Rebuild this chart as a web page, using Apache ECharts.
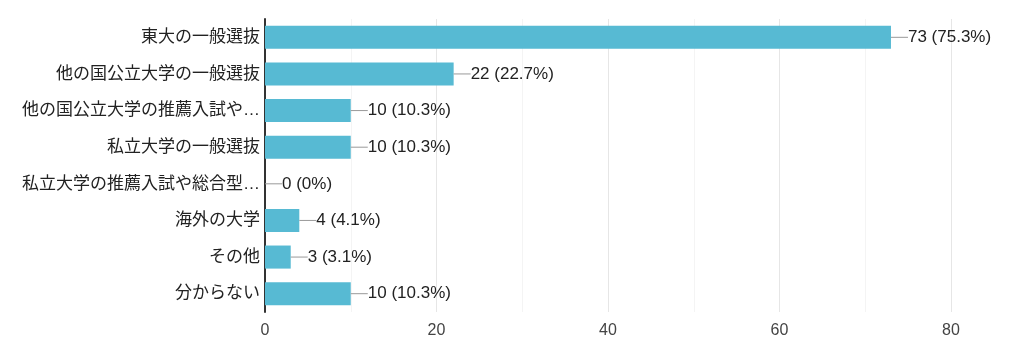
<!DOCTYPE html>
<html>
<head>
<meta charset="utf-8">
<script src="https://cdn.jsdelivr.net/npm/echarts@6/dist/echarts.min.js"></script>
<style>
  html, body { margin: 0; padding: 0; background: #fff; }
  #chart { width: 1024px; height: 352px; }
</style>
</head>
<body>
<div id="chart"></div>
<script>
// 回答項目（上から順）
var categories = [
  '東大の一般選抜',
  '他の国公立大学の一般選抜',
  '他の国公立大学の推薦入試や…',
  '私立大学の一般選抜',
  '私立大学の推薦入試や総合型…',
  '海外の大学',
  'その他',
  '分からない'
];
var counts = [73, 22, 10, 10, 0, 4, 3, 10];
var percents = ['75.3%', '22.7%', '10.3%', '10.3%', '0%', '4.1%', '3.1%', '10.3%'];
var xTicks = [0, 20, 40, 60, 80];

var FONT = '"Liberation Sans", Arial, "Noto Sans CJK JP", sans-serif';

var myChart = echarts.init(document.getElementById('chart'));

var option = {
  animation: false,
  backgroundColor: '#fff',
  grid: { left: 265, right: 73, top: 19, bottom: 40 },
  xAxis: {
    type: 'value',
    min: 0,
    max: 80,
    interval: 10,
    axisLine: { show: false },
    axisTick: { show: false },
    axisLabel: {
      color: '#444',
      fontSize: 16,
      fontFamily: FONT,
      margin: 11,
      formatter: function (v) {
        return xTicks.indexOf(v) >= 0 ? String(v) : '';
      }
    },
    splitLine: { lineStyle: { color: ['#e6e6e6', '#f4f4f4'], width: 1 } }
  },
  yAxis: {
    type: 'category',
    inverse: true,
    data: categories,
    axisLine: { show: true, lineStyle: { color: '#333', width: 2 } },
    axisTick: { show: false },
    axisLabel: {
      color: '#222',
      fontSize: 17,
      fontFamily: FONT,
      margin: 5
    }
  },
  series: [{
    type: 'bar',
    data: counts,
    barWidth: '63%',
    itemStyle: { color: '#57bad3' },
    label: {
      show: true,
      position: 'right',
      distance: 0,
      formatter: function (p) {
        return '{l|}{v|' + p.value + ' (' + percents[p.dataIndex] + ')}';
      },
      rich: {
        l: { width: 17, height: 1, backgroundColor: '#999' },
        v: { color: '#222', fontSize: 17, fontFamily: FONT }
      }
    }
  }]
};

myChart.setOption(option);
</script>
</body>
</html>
┄┄┄┄┄┄┄┄┄┄┄┄┄┄┄┄┄┄┄┄
__TASK BRIEF__
Extract the full listing exactly, with the pictures left out.

__THE ANSWER__
Rebuild this chart as a web page, using Apache ECharts.
<!DOCTYPE html>
<html>
<head>
<meta charset="utf-8">
<script src="https://cdn.jsdelivr.net/npm/echarts@6/dist/echarts.min.js"></script>
<style>
  html, body { margin: 0; padding: 0; background: #fff; }
  #chart { width: 1024px; height: 352px; }
</style>
</head>
<body>
<div id="chart"></div>
<script>
// 回答項目（上から順）
var categories = [
  '東大の一般選抜',
  '他の国公立大学の一般選抜',
  '他の国公立大学の推薦入試や…',
  '私立大学の一般選抜',
  '私立大学の推薦入試や総合型…',
  '海外の大学',
  'その他',
  '分からない'
];
var counts = [73, 22, 10, 10, 0, 4, 3, 10];
var percents = ['75.3%', '22.7%', '10.3%', '10.3%', '0%', '4.1%', '3.1%', '10.3%'];
var xTicks = [0, 20, 40, 60, 80];

var FONT = '"Liberation Sans", Arial, "Noto Sans CJK JP", sans-serif';

var myChart = echarts.init(document.getElementById('chart'));

var option = {
  animation: false,
  backgroundColor: '#fff',
  grid: { left: 265, right: 73, top: 19, bottom: 40 },
  xAxis: {
    type: 'value',
    min: 0,
    max: 80,
    interval: 10,
    axisLine: { show: false },
    axisTick: { show: false },
    axisLabel: {
      color: '#444',
      fontSize: 16,
      fontFamily: FONT,
      margin: 11,
      formatter: function (v) {
        return xTicks.indexOf(v) >= 0 ? String(v) : '';
      }
    },
    splitLine: { lineStyle: { color: ['#e6e6e6', '#f4f4f4'], width: 1 } }
  },
  yAxis: {
    type: 'category',
    inverse: true,
    data: categories,
    axisLine: { show: true, lineStyle: { color: '#333', width: 2 } },
    axisTick: { show: false },
    axisLabel: {
      color: '#222',
      fontSize: 17,
      fontFamily: FONT,
      margin: 5
    }
  },
  series: [{
    type: 'bar',
    data: counts,
    barWidth: '63%',
    itemStyle: { color: '#57bad3' },
    label: {
      show: true,
      position: 'right',
      distance: 0,
      formatter: function (p) {
        return '{l|}{v|' + p.value + ' (' + percents[p.dataIndex] + ')}';
      },
      rich: {
        l: { width: 17, height: 1, backgroundColor: '#999' },
        v: { color: '#222', fontSize: 17, fontFamily: FONT }
      }
    }
  }]
};

myChart.setOption(option);
</script>
</body>
</html>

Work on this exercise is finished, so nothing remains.